Wherever she is settled, and however much protection she has, Carr's life won't be easy. She is unlikely to be welcome in her home town of Grimsby and there is not a corner of the British Isles in which she will be safe from reprisals. Unlike Newcastle girl Mary Bell, who murdered two young boys in 1968, and James Bulger's killers Robert Thompson and Jon Venables, Carr has not been granted lifelong anonymity, although the High Court yesterday imposed a ban on revealing her new name and address. And while Bell, Venables and Thompson were only children when they committed their crimes, their adult faces yet to form, Carr's is instantly recognisable. It is etched on the public consciousness as belonging to 'Myra Hindley Mark Two'; a hate figure tainted by the crimes of Ian Huntley, the blood of the two little girls also on her hands.

Yet why has the public cast her as a cold-blooded murderess, when she was not directly involved in Holly and Jessica's deaths? Dr Joan Harvey, a chartered psychologist at Newcastle University, says Carr has become a scapegoat. "People are making a massive judgement on Huntley and they are dolloping some of that on her. They need someone on which to lay the blame, and he is in prison," she says.

Dr Harvey believes that being a woman, Carr is especially vilified. "We make judgements that women are nurturers and carers and the idea of a nurturer and carer involved in murder is unacceptable," she says.

The picture that has emerged of Maxine Carr is of a nave woman immature for her 27 years. Having lied to get the job, she failed to impress as Holly and Jessica's classroom assistant and was ultimately dismissed. She has an eating disorder and claims she was bullied by Huntley and was scared of him, but that she loved him anyway.

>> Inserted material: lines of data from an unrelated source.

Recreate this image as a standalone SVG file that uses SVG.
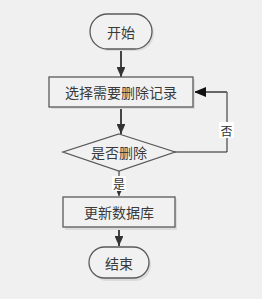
<svg xmlns="http://www.w3.org/2000/svg" width="262" height="299" viewBox="0 0 262 299">
<style>
.shape{fill:#f1f1f1;stroke:#5a5a5a;stroke-width:1.3}
.shadow{fill:#dcdcdc;stroke:none}
.t{font-family:"Noto Sans CJK SC","Liberation Sans",sans-serif;font-size:14px;fill:#3a3a3a;text-anchor:middle;dominant-baseline:central}
.lbl{font-family:"Noto Sans CJK SC","Liberation Sans",sans-serif;font-size:12px;fill:#333;text-anchor:middle;dominant-baseline:central}
.flow{stroke:#444;stroke-width:2;fill:none}
.thin{stroke:#222;stroke-width:1;fill:none}
</style>
<defs>
<marker id="ah" markerWidth="5" markerHeight="4.4" refX="5" refY="2.2" orient="auto" markerUnits="strokeWidth">
<path d="M0,0 L5,2.2 L0,4.4 Z" fill="#333"/>
</marker>
<marker id="ahs" markerWidth="5" markerHeight="5" refX="5" refY="2.5" orient="auto" markerUnits="strokeWidth">
<path d="M0,0 L5,2.5 L0,5 Z" fill="#333"/>
</marker>
<marker id="ahb" markerWidth="12" markerHeight="10" refX="12" refY="5" orient="auto" markerUnits="userSpaceOnUse">
<path d="M0,0 L12,5 L0,10 Z" fill="#111"/>
</marker>
</defs>
<rect width="262" height="299" fill="#f0f0f0"/>
<g id="connectors">
<line class="flow" x1="121" y1="49" x2="121" y2="77" marker-end="url(#ah)"/>
<line class="flow" x1="121" y1="107" x2="121" y2="134" marker-end="url(#ah)"/>
<line class="thin" x1="119" y1="171" x2="119" y2="196" marker-end="url(#ahs)"/>
<line class="flow" x1="119" y1="227" x2="119" y2="246" marker-end="url(#ah)"/>
<polyline class="thin" points="174,152 227,152 227,92 206,92"/>
<line x1="227" y1="92" x2="194" y2="92" stroke="#666" stroke-width="2" marker-end="url(#ahb)"/>
<rect x="219" y="122" width="15" height="16" fill="#fff"/>
<text class="lbl" x="226.5" y="130">否</text>
<rect x="112" y="176" width="14" height="15" fill="#fff"/>
<text class="lbl" x="119" y="183">是</text>
</g>
<g id="start">
<rect class="shadow" x="92" y="16" width="62" height="35" rx="17.5"/>
<rect class="shape" x="90" y="14" width="62" height="35" rx="17.5"/>
<text class="t" x="121" y="31.5">开始</text>
</g>
<g id="select">
<rect class="shadow" x="51" y="79" width="144" height="30"/>
<rect class="shape" x="49" y="77" width="144" height="30"/>
<text class="t" x="121" y="92">选择需要删除记录</text>
</g>
<g id="decide">
<polygon class="shape" points="119,134 175,152 119,171 63,152"/>
<text class="t" x="119" y="152">是否删除</text>
</g>
<g id="update">
<rect class="shadow" x="65" y="199" width="112" height="31"/>
<rect class="shape" x="63" y="197" width="112" height="30"/>
<text class="t" x="119" y="212">更新数据库</text>
</g>
<g id="end">
<rect class="shadow" x="91" y="249" width="60" height="32" rx="16"/>
<rect class="shape" x="89" y="247" width="60" height="31" rx="15.5"/>
<text class="t" x="119" y="262.5">结束</text>
</g>
</svg>
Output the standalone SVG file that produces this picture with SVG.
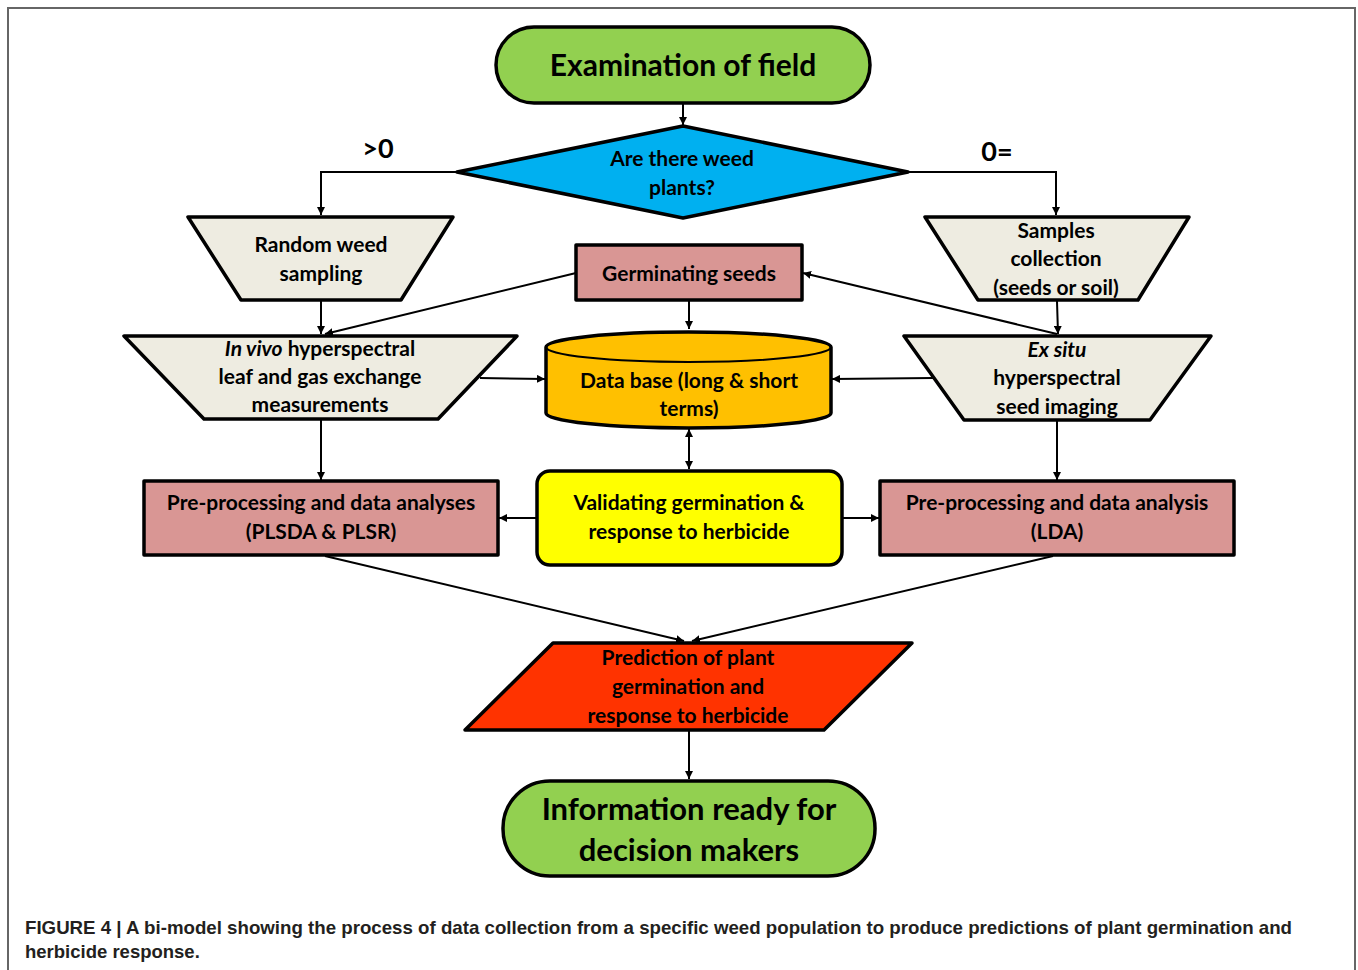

What seems clear is that Huntley was the dominant character in the relationship, the strong sexual predator who exploited Carr's weakness. When he asked her to cover for him she allowed him to lead her, despite knowing about his earlier rape charge, and told the lie that she was there when Holly and Jessica called; the lie that would seal her fate. Now, as she prepares to re-enter society and start a new life, what are her thoughts of the past, her hopes for the future?

Dr Harvey says: "Everybody thinks she's been an accessory or that her judgement is flawed because she lived with this monster, but of course she didn't see him as a monster. She only sees things from her own perspective. She's in a very odd position and she's not going to be able to fathom how other people feel about her."

Dr Harvey thinks that, while Carr may be tempted to sell her story, this would only provoke further wrath. But she believes that one day she may live something approaching a normal life. "I think that people will mostly forget and that, in ten years, when all this is history, she will be lost in the mists of time," she says.